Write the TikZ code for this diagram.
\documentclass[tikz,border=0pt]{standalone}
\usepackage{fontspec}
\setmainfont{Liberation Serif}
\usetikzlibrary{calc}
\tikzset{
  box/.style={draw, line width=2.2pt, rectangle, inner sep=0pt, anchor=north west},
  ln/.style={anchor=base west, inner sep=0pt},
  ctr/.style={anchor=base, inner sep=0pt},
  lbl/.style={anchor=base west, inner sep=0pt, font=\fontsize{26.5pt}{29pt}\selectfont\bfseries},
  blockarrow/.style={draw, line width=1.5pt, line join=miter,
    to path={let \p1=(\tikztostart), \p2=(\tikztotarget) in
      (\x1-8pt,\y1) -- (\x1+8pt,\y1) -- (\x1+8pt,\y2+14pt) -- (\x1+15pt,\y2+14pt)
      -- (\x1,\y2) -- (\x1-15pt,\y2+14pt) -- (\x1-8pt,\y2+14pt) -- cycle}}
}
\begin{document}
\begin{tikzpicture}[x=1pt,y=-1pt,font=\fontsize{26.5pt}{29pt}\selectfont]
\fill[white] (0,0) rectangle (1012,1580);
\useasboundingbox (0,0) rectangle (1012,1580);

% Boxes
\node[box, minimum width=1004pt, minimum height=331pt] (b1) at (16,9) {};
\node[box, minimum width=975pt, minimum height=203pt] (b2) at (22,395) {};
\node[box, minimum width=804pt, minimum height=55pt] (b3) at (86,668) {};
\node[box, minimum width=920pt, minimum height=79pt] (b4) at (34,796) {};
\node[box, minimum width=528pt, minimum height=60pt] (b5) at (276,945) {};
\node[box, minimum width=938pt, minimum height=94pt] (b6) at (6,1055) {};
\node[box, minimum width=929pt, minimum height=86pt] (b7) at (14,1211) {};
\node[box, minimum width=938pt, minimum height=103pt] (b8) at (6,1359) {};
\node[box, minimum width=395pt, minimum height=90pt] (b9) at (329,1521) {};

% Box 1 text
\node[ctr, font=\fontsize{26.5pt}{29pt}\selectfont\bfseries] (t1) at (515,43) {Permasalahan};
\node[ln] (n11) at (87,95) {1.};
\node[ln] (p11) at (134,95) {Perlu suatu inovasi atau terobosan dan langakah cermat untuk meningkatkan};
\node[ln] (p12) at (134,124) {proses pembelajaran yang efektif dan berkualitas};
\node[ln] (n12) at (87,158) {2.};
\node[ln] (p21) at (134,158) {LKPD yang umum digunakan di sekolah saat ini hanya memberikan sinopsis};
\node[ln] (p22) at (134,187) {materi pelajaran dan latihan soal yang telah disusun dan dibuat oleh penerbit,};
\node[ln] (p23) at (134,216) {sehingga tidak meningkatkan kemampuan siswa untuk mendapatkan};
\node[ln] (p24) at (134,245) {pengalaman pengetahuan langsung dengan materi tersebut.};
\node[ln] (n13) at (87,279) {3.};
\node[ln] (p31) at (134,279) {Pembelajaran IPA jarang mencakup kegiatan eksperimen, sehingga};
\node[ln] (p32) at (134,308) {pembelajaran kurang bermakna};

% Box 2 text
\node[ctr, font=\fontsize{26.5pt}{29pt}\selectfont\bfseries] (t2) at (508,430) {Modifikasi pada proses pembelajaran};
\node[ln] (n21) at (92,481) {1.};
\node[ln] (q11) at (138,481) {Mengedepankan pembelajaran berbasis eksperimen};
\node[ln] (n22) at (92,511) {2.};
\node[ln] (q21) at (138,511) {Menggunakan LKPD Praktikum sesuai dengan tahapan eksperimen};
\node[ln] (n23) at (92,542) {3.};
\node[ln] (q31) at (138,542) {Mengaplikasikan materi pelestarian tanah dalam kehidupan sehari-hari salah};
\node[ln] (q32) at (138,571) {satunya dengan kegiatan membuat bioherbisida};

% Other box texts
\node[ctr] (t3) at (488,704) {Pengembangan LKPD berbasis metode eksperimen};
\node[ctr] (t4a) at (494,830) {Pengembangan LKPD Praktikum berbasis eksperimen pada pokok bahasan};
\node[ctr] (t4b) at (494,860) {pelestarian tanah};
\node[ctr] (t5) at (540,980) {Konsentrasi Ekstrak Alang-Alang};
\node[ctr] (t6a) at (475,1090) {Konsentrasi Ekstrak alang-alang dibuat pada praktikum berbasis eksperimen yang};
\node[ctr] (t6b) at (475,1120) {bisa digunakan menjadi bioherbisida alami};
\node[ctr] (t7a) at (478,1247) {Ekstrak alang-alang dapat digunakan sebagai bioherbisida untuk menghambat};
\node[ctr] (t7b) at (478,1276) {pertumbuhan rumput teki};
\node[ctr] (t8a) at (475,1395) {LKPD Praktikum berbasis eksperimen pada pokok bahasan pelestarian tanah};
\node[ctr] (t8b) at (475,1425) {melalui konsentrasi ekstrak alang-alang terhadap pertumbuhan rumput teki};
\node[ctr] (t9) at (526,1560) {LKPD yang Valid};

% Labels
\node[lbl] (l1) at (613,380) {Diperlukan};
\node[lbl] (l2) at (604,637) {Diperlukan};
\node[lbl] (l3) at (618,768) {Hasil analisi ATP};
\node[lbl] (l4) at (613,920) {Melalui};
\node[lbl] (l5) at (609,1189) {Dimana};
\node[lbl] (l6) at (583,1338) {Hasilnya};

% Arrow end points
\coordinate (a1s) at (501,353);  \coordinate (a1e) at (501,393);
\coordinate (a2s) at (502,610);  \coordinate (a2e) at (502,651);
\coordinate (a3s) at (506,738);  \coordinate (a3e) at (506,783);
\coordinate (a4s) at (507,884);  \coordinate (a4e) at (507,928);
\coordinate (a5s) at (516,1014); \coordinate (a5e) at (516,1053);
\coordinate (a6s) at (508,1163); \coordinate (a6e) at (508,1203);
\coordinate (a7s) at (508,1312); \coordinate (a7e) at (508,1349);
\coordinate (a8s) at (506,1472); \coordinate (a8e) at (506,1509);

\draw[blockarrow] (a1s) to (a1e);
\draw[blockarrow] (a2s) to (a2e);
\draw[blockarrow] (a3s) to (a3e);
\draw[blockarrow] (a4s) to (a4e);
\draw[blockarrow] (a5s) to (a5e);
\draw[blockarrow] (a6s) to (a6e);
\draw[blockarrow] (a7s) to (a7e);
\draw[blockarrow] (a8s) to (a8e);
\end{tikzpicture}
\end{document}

[EXERCISE PROMPT]
Retype all the material above precisely, with no line left out.

[RESULT BELOW]
Write the TikZ code for this diagram.
\documentclass[tikz,border=0pt]{standalone}
\usepackage{fontspec}
\setmainfont{Liberation Serif}
\usetikzlibrary{calc}
\tikzset{
  box/.style={draw, line width=2.2pt, rectangle, inner sep=0pt, anchor=north west},
  ln/.style={anchor=base west, inner sep=0pt},
  ctr/.style={anchor=base, inner sep=0pt},
  lbl/.style={anchor=base west, inner sep=0pt, font=\fontsize{26.5pt}{29pt}\selectfont\bfseries},
  blockarrow/.style={draw, line width=1.5pt, line join=miter,
    to path={let \p1=(\tikztostart), \p2=(\tikztotarget) in
      (\x1-8pt,\y1) -- (\x1+8pt,\y1) -- (\x1+8pt,\y2+14pt) -- (\x1+15pt,\y2+14pt)
      -- (\x1,\y2) -- (\x1-15pt,\y2+14pt) -- (\x1-8pt,\y2+14pt) -- cycle}}
}
\begin{document}
\begin{tikzpicture}[x=1pt,y=-1pt,font=\fontsize{26.5pt}{29pt}\selectfont]
\fill[white] (0,0) rectangle (1012,1580);
\useasboundingbox (0,0) rectangle (1012,1580);

% Boxes
\node[box, minimum width=1004pt, minimum height=331pt] (b1) at (16,9) {};
\node[box, minimum width=975pt, minimum height=203pt] (b2) at (22,395) {};
\node[box, minimum width=804pt, minimum height=55pt] (b3) at (86,668) {};
\node[box, minimum width=920pt, minimum height=79pt] (b4) at (34,796) {};
\node[box, minimum width=528pt, minimum height=60pt] (b5) at (276,945) {};
\node[box, minimum width=938pt, minimum height=94pt] (b6) at (6,1055) {};
\node[box, minimum width=929pt, minimum height=86pt] (b7) at (14,1211) {};
\node[box, minimum width=938pt, minimum height=103pt] (b8) at (6,1359) {};
\node[box, minimum width=395pt, minimum height=90pt] (b9) at (329,1521) {};

% Box 1 text
\node[ctr, font=\fontsize{26.5pt}{29pt}\selectfont\bfseries] (t1) at (515,43) {Permasalahan};
\node[ln] (n11) at (87,95) {1.};
\node[ln] (p11) at (134,95) {Perlu suatu inovasi atau terobosan dan langakah cermat untuk meningkatkan};
\node[ln] (p12) at (134,124) {proses pembelajaran yang efektif dan berkualitas};
\node[ln] (n12) at (87,158) {2.};
\node[ln] (p21) at (134,158) {LKPD yang umum digunakan di sekolah saat ini hanya memberikan sinopsis};
\node[ln] (p22) at (134,187) {materi pelajaran dan latihan soal yang telah disusun dan dibuat oleh penerbit,};
\node[ln] (p23) at (134,216) {sehingga tidak meningkatkan kemampuan siswa untuk mendapatkan};
\node[ln] (p24) at (134,245) {pengalaman pengetahuan langsung dengan materi tersebut.};
\node[ln] (n13) at (87,279) {3.};
\node[ln] (p31) at (134,279) {Pembelajaran IPA jarang mencakup kegiatan eksperimen, sehingga};
\node[ln] (p32) at (134,308) {pembelajaran kurang bermakna};

% Box 2 text
\node[ctr, font=\fontsize{26.5pt}{29pt}\selectfont\bfseries] (t2) at (508,430) {Modifikasi pada proses pembelajaran};
\node[ln] (n21) at (92,481) {1.};
\node[ln] (q11) at (138,481) {Mengedepankan pembelajaran berbasis eksperimen};
\node[ln] (n22) at (92,511) {2.};
\node[ln] (q21) at (138,511) {Menggunakan LKPD Praktikum sesuai dengan tahapan eksperimen};
\node[ln] (n23) at (92,542) {3.};
\node[ln] (q31) at (138,542) {Mengaplikasikan materi pelestarian tanah dalam kehidupan sehari-hari salah};
\node[ln] (q32) at (138,571) {satunya dengan kegiatan membuat bioherbisida};

% Other box texts
\node[ctr] (t3) at (488,704) {Pengembangan LKPD berbasis metode eksperimen};
\node[ctr] (t4a) at (494,830) {Pengembangan LKPD Praktikum berbasis eksperimen pada pokok bahasan};
\node[ctr] (t4b) at (494,860) {pelestarian tanah};
\node[ctr] (t5) at (540,980) {Konsentrasi Ekstrak Alang-Alang};
\node[ctr] (t6a) at (475,1090) {Konsentrasi Ekstrak alang-alang dibuat pada praktikum berbasis eksperimen yang};
\node[ctr] (t6b) at (475,1120) {bisa digunakan menjadi bioherbisida alami};
\node[ctr] (t7a) at (478,1247) {Ekstrak alang-alang dapat digunakan sebagai bioherbisida untuk menghambat};
\node[ctr] (t7b) at (478,1276) {pertumbuhan rumput teki};
\node[ctr] (t8a) at (475,1395) {LKPD Praktikum berbasis eksperimen pada pokok bahasan pelestarian tanah};
\node[ctr] (t8b) at (475,1425) {melalui konsentrasi ekstrak alang-alang terhadap pertumbuhan rumput teki};
\node[ctr] (t9) at (526,1560) {LKPD yang Valid};

% Labels
\node[lbl] (l1) at (613,380) {Diperlukan};
\node[lbl] (l2) at (604,637) {Diperlukan};
\node[lbl] (l3) at (618,768) {Hasil analisi ATP};
\node[lbl] (l4) at (613,920) {Melalui};
\node[lbl] (l5) at (609,1189) {Dimana};
\node[lbl] (l6) at (583,1338) {Hasilnya};

% Arrow end points
\coordinate (a1s) at (501,353);  \coordinate (a1e) at (501,393);
\coordinate (a2s) at (502,610);  \coordinate (a2e) at (502,651);
\coordinate (a3s) at (506,738);  \coordinate (a3e) at (506,783);
\coordinate (a4s) at (507,884);  \coordinate (a4e) at (507,928);
\coordinate (a5s) at (516,1014); \coordinate (a5e) at (516,1053);
\coordinate (a6s) at (508,1163); \coordinate (a6e) at (508,1203);
\coordinate (a7s) at (508,1312); \coordinate (a7e) at (508,1349);
\coordinate (a8s) at (506,1472); \coordinate (a8e) at (506,1509);

\draw[blockarrow] (a1s) to (a1e);
\draw[blockarrow] (a2s) to (a2e);
\draw[blockarrow] (a3s) to (a3e);
\draw[blockarrow] (a4s) to (a4e);
\draw[blockarrow] (a5s) to (a5e);
\draw[blockarrow] (a6s) to (a6e);
\draw[blockarrow] (a7s) to (a7e);
\draw[blockarrow] (a8s) to (a8e);
\end{tikzpicture}
\end{document}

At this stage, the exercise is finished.